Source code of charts
----

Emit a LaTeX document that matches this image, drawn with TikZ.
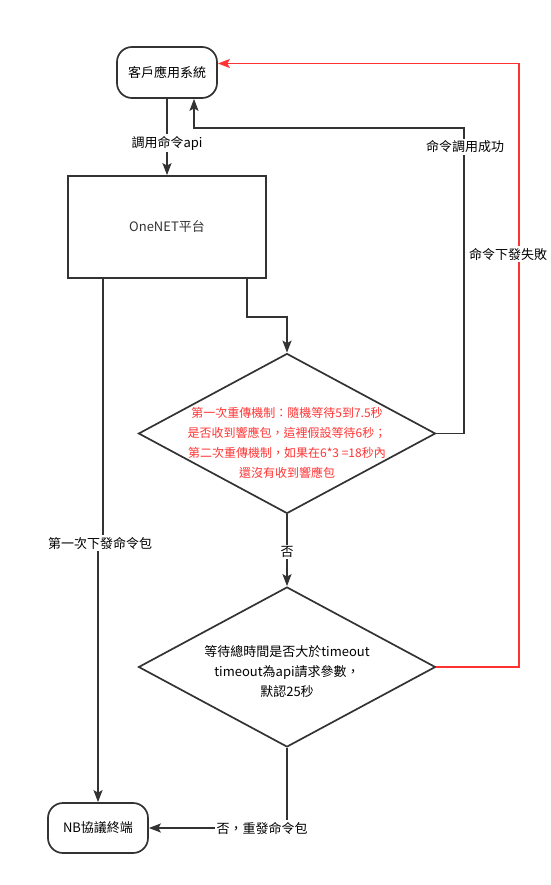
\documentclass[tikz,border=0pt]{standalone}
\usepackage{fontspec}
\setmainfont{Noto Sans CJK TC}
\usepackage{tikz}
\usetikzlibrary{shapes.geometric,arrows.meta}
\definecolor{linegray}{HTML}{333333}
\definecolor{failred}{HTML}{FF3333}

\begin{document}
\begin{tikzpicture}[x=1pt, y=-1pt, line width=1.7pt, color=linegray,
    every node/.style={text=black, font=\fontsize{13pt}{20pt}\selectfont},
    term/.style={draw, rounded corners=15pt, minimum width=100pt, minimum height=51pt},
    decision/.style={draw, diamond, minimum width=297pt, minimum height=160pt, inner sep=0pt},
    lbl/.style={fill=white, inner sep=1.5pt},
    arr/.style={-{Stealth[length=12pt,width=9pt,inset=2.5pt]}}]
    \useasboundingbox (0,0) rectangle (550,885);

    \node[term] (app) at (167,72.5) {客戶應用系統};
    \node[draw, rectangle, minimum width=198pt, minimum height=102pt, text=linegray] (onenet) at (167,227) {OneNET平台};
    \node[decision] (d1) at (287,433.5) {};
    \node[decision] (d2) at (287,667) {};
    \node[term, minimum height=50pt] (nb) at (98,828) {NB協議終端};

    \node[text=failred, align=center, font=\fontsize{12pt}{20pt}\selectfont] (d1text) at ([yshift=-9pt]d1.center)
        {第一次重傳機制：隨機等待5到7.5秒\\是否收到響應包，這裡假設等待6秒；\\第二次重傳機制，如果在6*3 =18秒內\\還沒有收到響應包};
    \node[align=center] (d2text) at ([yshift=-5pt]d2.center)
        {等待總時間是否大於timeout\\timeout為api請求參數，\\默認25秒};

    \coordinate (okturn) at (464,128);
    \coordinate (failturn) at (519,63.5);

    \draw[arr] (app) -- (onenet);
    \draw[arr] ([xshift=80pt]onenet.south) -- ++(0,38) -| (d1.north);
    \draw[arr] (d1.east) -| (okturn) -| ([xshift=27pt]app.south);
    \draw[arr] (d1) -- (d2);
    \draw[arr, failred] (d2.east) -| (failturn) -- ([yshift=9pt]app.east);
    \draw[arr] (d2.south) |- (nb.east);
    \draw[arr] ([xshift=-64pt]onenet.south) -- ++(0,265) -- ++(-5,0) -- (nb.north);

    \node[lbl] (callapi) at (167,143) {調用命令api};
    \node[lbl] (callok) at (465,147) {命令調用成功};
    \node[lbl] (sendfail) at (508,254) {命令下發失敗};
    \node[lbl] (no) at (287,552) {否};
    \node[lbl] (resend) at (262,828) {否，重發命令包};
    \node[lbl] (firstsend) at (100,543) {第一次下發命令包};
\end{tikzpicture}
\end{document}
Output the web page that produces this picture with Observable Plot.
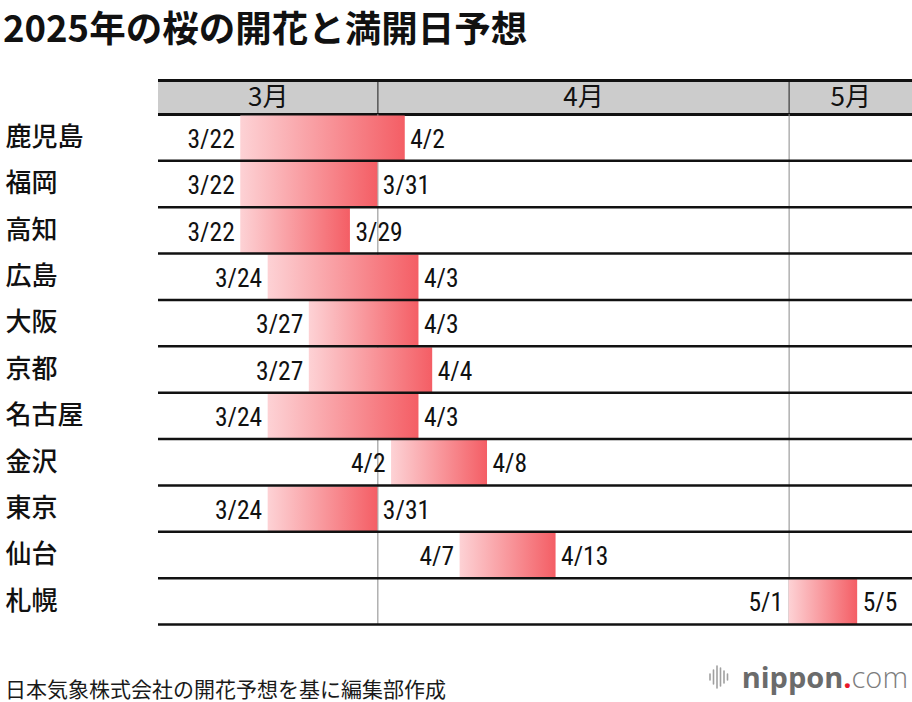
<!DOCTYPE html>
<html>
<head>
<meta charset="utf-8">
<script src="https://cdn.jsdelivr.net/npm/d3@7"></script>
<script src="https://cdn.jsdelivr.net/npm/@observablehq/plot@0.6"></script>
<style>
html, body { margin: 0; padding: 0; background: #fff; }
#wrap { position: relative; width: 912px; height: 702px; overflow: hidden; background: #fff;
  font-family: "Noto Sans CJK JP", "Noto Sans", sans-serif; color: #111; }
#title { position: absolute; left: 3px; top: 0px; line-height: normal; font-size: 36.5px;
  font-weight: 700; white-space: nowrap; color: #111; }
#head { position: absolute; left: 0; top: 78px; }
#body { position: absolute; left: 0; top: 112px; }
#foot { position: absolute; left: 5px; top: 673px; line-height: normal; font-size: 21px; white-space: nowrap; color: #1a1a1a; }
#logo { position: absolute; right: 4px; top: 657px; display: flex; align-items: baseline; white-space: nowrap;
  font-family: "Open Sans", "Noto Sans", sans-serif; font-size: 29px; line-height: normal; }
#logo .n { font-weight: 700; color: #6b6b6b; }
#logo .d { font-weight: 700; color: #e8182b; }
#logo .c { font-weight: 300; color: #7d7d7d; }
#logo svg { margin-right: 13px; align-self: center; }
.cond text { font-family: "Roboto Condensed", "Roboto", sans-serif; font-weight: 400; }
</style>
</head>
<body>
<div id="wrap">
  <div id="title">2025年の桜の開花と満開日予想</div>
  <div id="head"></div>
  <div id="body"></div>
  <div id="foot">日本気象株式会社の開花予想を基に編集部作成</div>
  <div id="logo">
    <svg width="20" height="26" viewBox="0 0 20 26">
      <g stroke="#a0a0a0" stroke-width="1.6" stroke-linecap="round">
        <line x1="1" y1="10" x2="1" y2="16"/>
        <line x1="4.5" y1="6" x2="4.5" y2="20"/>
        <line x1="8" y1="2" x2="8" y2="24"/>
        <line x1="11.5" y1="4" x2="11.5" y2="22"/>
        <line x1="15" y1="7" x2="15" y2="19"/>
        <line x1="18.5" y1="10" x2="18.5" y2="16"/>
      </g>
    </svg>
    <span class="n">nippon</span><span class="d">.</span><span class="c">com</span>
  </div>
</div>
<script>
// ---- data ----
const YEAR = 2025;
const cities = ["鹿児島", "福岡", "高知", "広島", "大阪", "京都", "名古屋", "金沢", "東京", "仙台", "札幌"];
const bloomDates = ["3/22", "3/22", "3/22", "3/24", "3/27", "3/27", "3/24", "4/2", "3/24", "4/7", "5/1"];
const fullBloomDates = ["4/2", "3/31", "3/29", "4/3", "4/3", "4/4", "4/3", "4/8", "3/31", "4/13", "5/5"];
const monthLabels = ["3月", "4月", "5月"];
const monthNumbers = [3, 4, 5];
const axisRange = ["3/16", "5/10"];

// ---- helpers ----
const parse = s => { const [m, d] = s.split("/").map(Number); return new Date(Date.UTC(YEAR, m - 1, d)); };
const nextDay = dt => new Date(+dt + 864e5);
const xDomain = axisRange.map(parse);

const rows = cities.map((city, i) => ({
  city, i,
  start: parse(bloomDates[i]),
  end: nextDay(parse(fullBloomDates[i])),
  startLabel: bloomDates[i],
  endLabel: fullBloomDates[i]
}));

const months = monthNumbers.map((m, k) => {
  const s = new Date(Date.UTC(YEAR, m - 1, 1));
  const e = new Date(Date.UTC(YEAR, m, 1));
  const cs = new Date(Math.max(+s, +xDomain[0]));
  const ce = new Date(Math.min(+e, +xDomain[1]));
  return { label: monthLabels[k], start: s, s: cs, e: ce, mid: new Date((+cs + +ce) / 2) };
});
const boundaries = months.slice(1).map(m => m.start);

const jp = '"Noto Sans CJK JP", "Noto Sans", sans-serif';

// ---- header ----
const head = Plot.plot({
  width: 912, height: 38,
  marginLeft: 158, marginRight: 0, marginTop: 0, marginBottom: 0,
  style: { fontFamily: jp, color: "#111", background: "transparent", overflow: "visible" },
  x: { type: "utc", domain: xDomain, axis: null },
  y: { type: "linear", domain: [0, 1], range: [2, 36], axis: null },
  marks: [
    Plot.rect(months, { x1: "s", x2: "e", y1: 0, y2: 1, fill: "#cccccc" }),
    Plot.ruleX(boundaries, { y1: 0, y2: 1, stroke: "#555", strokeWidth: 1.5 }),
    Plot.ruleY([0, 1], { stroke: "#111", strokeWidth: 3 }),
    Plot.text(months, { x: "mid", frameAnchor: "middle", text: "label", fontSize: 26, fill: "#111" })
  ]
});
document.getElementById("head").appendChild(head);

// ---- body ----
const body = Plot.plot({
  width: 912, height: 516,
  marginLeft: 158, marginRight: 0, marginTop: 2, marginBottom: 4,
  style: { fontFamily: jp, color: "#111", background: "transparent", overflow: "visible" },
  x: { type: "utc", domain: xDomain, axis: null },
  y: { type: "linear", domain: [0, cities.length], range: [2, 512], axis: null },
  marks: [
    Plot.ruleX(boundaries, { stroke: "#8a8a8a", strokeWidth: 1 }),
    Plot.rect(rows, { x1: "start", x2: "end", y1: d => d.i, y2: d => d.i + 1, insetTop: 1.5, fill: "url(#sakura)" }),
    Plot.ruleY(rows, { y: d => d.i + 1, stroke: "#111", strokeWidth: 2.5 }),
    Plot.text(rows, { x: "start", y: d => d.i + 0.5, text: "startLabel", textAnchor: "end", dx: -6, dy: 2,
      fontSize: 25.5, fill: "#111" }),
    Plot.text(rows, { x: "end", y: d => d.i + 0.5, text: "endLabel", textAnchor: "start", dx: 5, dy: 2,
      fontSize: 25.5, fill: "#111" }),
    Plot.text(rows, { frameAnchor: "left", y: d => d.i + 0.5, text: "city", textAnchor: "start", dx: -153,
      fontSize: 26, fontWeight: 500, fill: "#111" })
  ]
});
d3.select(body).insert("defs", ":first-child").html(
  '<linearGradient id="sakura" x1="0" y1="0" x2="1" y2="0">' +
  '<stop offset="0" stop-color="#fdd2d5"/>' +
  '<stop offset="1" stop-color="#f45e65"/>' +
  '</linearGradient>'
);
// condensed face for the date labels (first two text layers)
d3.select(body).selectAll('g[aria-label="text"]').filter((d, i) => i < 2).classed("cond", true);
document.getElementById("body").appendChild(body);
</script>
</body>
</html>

----

Copy exactly the lines running from the beginning of the listing through the line that has "-- ++(-5,0) -- (nb.north);". Drop the pictures.

Emit a LaTeX document that matches this image, drawn with TikZ.
\documentclass[tikz,border=0pt]{standalone}
\usepackage{fontspec}
\setmainfont{Noto Sans CJK TC}
\usepackage{tikz}
\usetikzlibrary{shapes.geometric,arrows.meta}
\definecolor{linegray}{HTML}{333333}
\definecolor{failred}{HTML}{FF3333}

\begin{document}
\begin{tikzpicture}[x=1pt, y=-1pt, line width=1.7pt, color=linegray,
    every node/.style={text=black, font=\fontsize{13pt}{20pt}\selectfont},
    term/.style={draw, rounded corners=15pt, minimum width=100pt, minimum height=51pt},
    decision/.style={draw, diamond, minimum width=297pt, minimum height=160pt, inner sep=0pt},
    lbl/.style={fill=white, inner sep=1.5pt},
    arr/.style={-{Stealth[length=12pt,width=9pt,inset=2.5pt]}}]
    \useasboundingbox (0,0) rectangle (550,885);

    \node[term] (app) at (167,72.5) {客戶應用系統};
    \node[draw, rectangle, minimum width=198pt, minimum height=102pt, text=linegray] (onenet) at (167,227) {OneNET平台};
    \node[decision] (d1) at (287,433.5) {};
    \node[decision] (d2) at (287,667) {};
    \node[term, minimum height=50pt] (nb) at (98,828) {NB協議終端};

    \node[text=failred, align=center, font=\fontsize{12pt}{20pt}\selectfont] (d1text) at ([yshift=-9pt]d1.center)
        {第一次重傳機制：隨機等待5到7.5秒\\是否收到響應包，這裡假設等待6秒；\\第二次重傳機制，如果在6*3 =18秒內\\還沒有收到響應包};
    \node[align=center] (d2text) at ([yshift=-5pt]d2.center)
        {等待總時間是否大於timeout\\timeout為api請求參數，\\默認25秒};

    \coordinate (okturn) at (464,128);
    \coordinate (failturn) at (519,63.5);

    \draw[arr] (app) -- (onenet);
    \draw[arr] ([xshift=80pt]onenet.south) -- ++(0,38) -| (d1.north);
    \draw[arr] (d1.east) -| (okturn) -| ([xshift=27pt]app.south);
    \draw[arr] (d1) -- (d2);
    \draw[arr, failred] (d2.east) -| (failturn) -- ([yshift=9pt]app.east);
    \draw[arr] (d2.south) |- (nb.east);
    \draw[arr] ([xshift=-64pt]onenet.south) -- ++(0,265) -- ++(-5,0) -- (nb.north);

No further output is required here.